C'est au contact de cette passion inactive et des contingences du monde qu'il fera son éducation sentimentale, qui se résumera pour l'essentiel à brûler, peu à peu, ses illusions.

Mon avis

Il n'y a pas à tortiller : lorsqu'on est un amoureux de la littérature, survient toujours dans son parcours de grand lecteur un moment où l'on réalise qu'on est - décidément - plus Flaubert que Stendhal... ou plus Stendhal que Flaubert.

Non que l'objectif soit de comparer systématiquement les auteurs pour les hiérarchiser : on ne hiérarchise pas l'art (quoique... quels sont vos trois compositeurs classiques préférés ? Moi, je peux répondre instantanément !).

En fait, le constat se fait naturellement, tant le style et l'intention des deux hommes les opposent.

Mon propos ici n'est pas d'approfondir et justifier cette position, c'est juste un fait : pour moi, pas une once de doute, Stendhal possède le génie, la "classe" stylistique que je ne vois nulle part chez Flaubert.

Tout ça pour vous expliquer pour quelle raison je reviens régulièrement sur les grands auteurs du XIX° : pour voir si mes goûts ont changé, si les œuvres ont changé (ok, je sais que ce n'est pas possible, mais je vérifie quand même), si les émotions que je ressens à relire les œuvres majeures sont toujours les mêmes.

Me revoilà donc récemment devant L'éducation sentimentale, le roman de Flaubert qui, durant mon adolescence, m'a sauvé de l'ennui profond provoqué par la lecture de Madame Bovary (je vous jure !), Salambô (si, si !) et Bouvard et Pécuchet (quelle purge !).

J'en gardais un souvenir diffus, d'où émergeaient un ressenti romantique puissant, et un témoignage historique passionnant (la révolution de 48 à Paris).

Comme quoi, le temps et les goûts changent : avec cette relecture, je dois bien admettre que L'éducation sentimentale s'est révélée bien inférieur à mon souvenir, mais tout de même assez remarquable... pour des raisons assez éloignées de celles évoquées plus haut !

Romantique, L'éducation sentimentale ? Surtout pas, ce roman est un tue l'amour, l'extrême inverse du Rouge et le noir !

Frédéric Moreau est un anti-héros parfait, jeune écervelé sans intérêt qui devient, au fil du temps, un vieil écervelé.

Passant sans arrêt à côté du grand amour, amoureux intellectuellement de l'idée qu'il se fait d'aimer une femme inaccessible, il tombe et sombre sans arrêt dans les pièges les plus évidents de la carte du tendre, dont il ne parvient pas à déchiffrer le moindre signe.

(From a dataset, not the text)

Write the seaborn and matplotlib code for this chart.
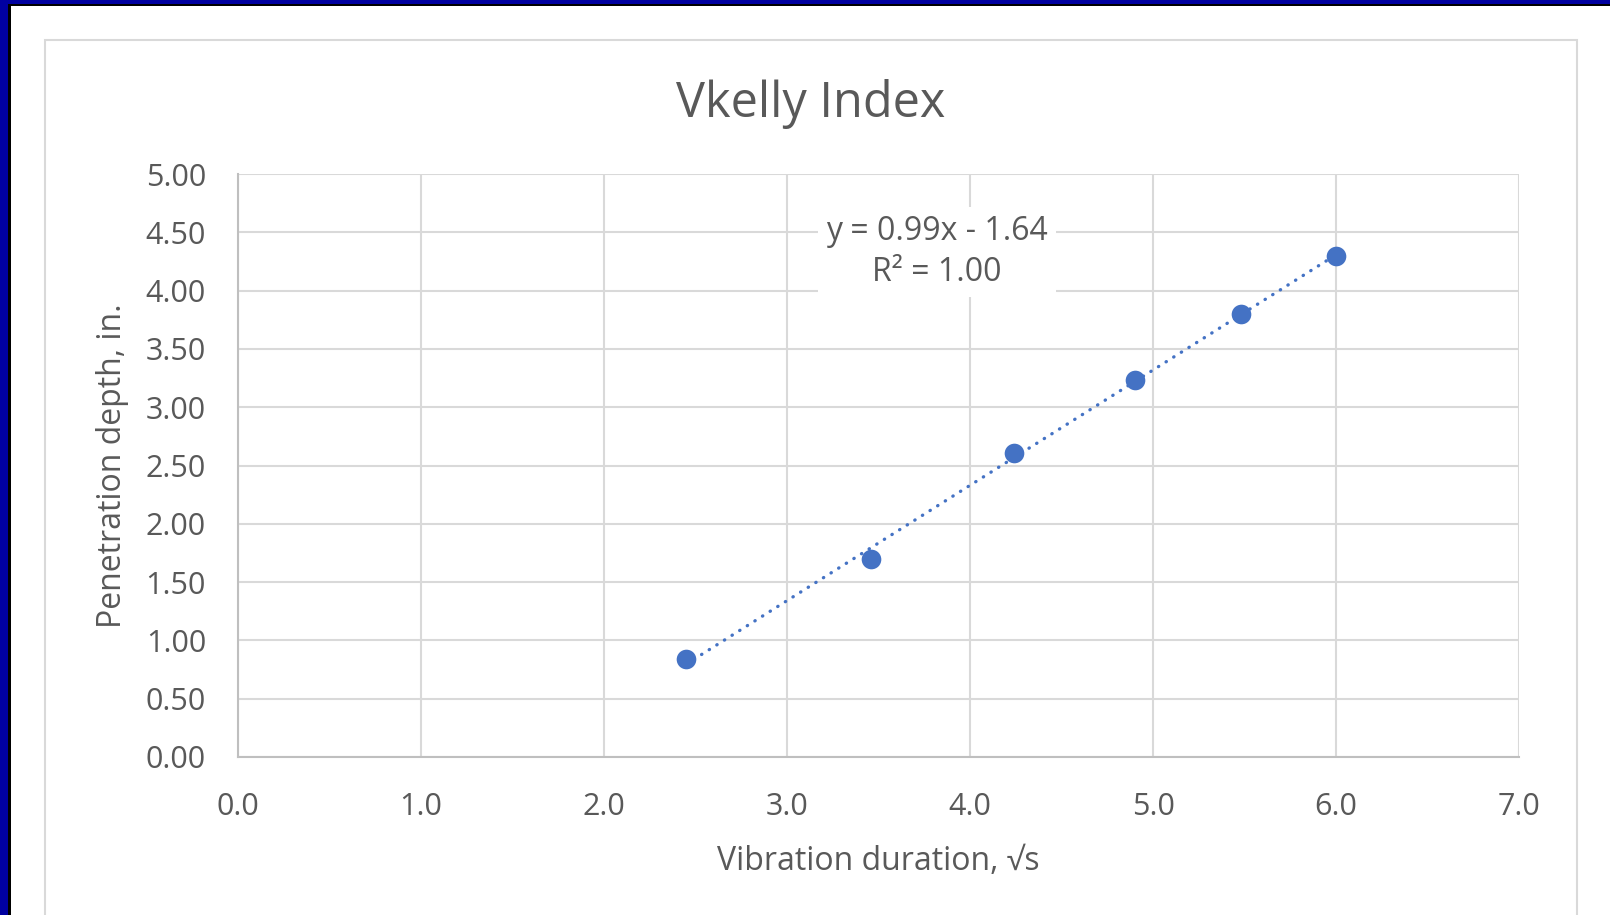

Face à lui, une anti-héroïne parfaite, cette Marie Arnoux que Flaubert décrit comme une femme hors du commun, mais dont il ne livre jamais la moindre clé pour expliquer cette assertion.

Jolie ? Oui, sans plus, on ne sait à quoi elle ressemble, en fait. Intelligente ? Certes pas !

Subtile en amour ? Pas du tout, elle a la maturité d'une jeune fille de quinze ans.

Passionnée ? Que nenni ! Comme un vieux poêle, il lui faut un temps fou pour s'échauffer et, même là, ça ne brûle pas bien fort !

Bref, L'éducation sentimentale n'est vraiment pas un roman romantique, ni un roman d'amour. Et tant que Flaubert s'attache à cet aspect de son récit, pendant près de 300 pages, je me suis surpris à m'ennuyer souvent, parfois gravement.

Quant au pan historique du roman, il surprend tant Flaubert évite en fait autant que possible le sujet en contournant presque systématiquement l'évocation des grandes scènes de la révolution.

Paradoxalement, c'est quand il s'attache à décrire le petit quotidien de l'époque, les réunions de quartier où débattent les parisiens, complètement largués par l'histoire qui est en train de se jouer devant eux, qu'il réussit le mieux son tableau.

Quel plaisir de voir Flaubert, par instant, quitter le sérieux qui le rend si pesant et peu intéressant, pour laisser aller son sens de l'observation humaine et - c'est vraiment étonnant - son sens de la satire !

Flaubert peint à merveille les ridicules, il croque à merveille - tel un Daumier romancier - les silhouettes ingrates et les esprits faibles.

C'est alors que L'éducation sentimentale décolle, et dévoile ce qu'aurait pu devenir Flaubert : un grand portraitiste de son temps.